There has, however, been much less academic attention paid to the recruitment of men into welfare services. There has been some work on the importance of relationships, including those between professionals and young men who offend, in supporting desistance from offending, but gender issues have rarely been interrogated, particularly in recent years (McNeill 2006). Notable exceptions include McElwee and Parslow’s (2003) autobiographical reflections on their roles as male carers in child care settings in Ireland; Green’s (2005) critical exploration of abuse in residential children’s homes in which she emphasises the importance of examining gender; Abrams, Anderson-Nathe and Aguilar’s (2008) consideration of constructions of masculinities in the context of juvenile correction: and Hicks’ (2008) critical interrogation of the male role model discourse within social work practice.

Each of these articles emphasises the importance of considering gender in these different welfare settings.
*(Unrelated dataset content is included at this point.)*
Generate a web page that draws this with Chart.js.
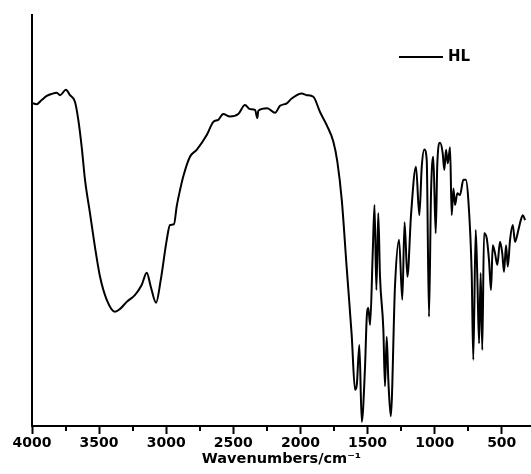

Seeking to contribute to this limited literature and to address the gap in existing knowledge, the Beyond Male Role Models? Gender Identities and Work With Young Men, research project, in which the authors are currently involved, is uniquely exploring gender relationships in a range of welfare settings run by the UK national charity, Action for Children. The project, a collaboration between The Open University and Action for Children, is funded by the ESRC and specifically examines the young men’s experienceof services (Popay et al. 1998) and the impact of the gender of the worker on relationships with young male service users. It exploreskey questions including 1) How do boys and young men in contact with services talk about and construct their interactions and relationships with male and female professionals? 2) What do they value in their relationships with workers and to what extent is this related to the gender of the worker? And 3) What do they identify as critical factors in developing good relationships? We are also interviewing young women as well as male and female staff to understand their perspectives on gender relations in welfare settings.

While limited and now dated, existing research about male workers in welfare settings indicates that the recruitment and involvement of more men, as a solution to the ‘problem’ of boys, is often based on a confused and essentialist understanding of men and masculinity. Cameron et al. (1999) explored gender-related issues that emerged when male workers were introduced to nurseries. They found that confusion was apparent among service users and workers about what workers were supposed to do: simply ‘be there’, model ‘different’ types of masculinity, or adopt gender-neutral approaches. Hudson (1987) also indicated that social welfare values and practices among male youth justice workers often reinforced and colluded with perceptions of ‘appropriate’ youthful masculinity, and marginalised female youth workers in the process. Robb (2001) identified a similar ambivalence in the attitudes of male childcare workers. More recently, the notion that positive male role models are one way in which the complex needs of vulnerable and at risk young men might be addressed, has also been explored (Campbell et al. 2011). Based on a study of a mixed group of thirty-one members of staff from eighteen different agencies who provide services to vulnerable young men in Northern Ireland, Campbell et al. (2011) found that a number of practitioners appealed for more sensitive approaches to improve services. This included providing positive male role models in order to address destructive performances of masculinity.